Missing Bosses Add to Risks of Investing in China
(Bloomberg) -- When corporate executives disappear it can be a sign of anything from kidnapping to embezzlement by the missing individuals. In China, a spate of suddenly-absent bosses has come to signal something else, especially among some of the smaller companies listed in Hong Kong: a crackdown on financial chicanery and corruption by the authorities.
1. How many bosses have disappeared?
At least three this year from Hong Kong-listed Chinese firms. The latest was Yang Zhihui, the chairman of casino operator Landing International Development Ltd. The company said on Thursday it had been unable to reach Yang. Chinese financial publication Caixin reported the next day that Yang is a target of investigators looking into China Huarong Asset Management Co., a state-owned bad-debt manager whose former chairman is being probed for alleged corruption.
2. Where are the bosses disappearing to?
In many cases they “assist” graft probes or themselves become the subject of investigations into corruption or financial crimes in China. The companies sometimes lose contact altogether with their bosses in a country that has less transparent disciplinary or legal procedures. The management of Real Nutriceutical Group Ltd. said last week it was unable to contact chairman Wang Fucai, who was reportedly being probed in China for alleged “illegal absorption of public deposits.” After making inquiries in China, the company received police confirmation of the probe and the allegation.
3. What does this mean for investors?
Disappearing boss syndrome certainly adds to risks in small-cap Chinese shares. Some of these investments have been subject to flash crashes that prompted a regulatory crackdown on share-price manipulation in recent years. Landing’s shares slumped 42 percent this week. The company opened its only casino resort, Jeju Shinhwa World in Korea, earlier this year and Yang is the firm’s largest shareholder with a 50.5 percent stake. Landing, his main holding, has fallen about 74 percent since he debuted on Bloomberg’s Billionaires Index in April at $1.6 billion.

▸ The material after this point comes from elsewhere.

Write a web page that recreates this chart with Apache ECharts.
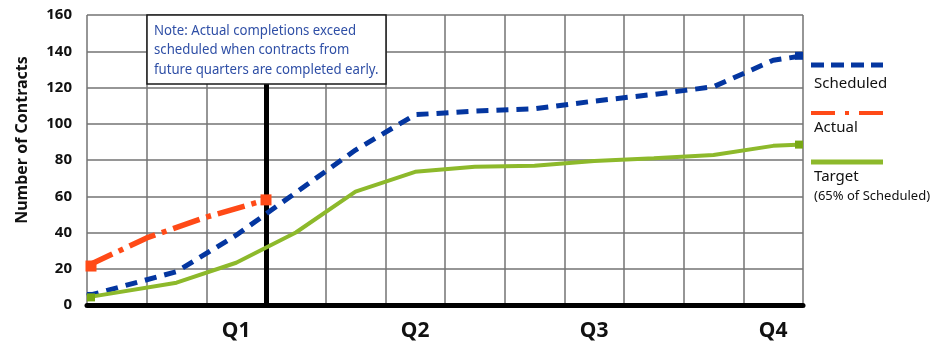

4. Does it impact bigger companies?
China’s crackdown on financial risk and corruption has also seen some higher-profile bosses go missing. In 2015, Fosun Chairman Guo Guangchang briefly disappeared, to help with a government investigation. He later re-emerged, vowing to ensure the business was not reliant on any one individual. Financier Xiao Jianhua, who ran China’s Tomorrow Holding Co. empire, was taken away from Hong Kong by Chinese authorities in January 2017, the South China Morning Post reported at the time. The newspaper subsequently cited mainland sources as saying that Xiao was helping with investigations into matters that included “bribery and stock market manipulation.”
5. Why the clampdown?
Since becoming China’s president in 2013, Xi Jinping has led an anti-corruption campaign that has nabbed more than 1.5 million Communist Party cadres. More recently, the push has reached into corporate boardrooms as part of an effort to halt the debt-fueled expansion of China’s biggest businesses. High-profile executives at state-owned enterprises and private sector billionaires are finding their wealth and connections are no longer enough to shield them from probes into corruption and financial crimes.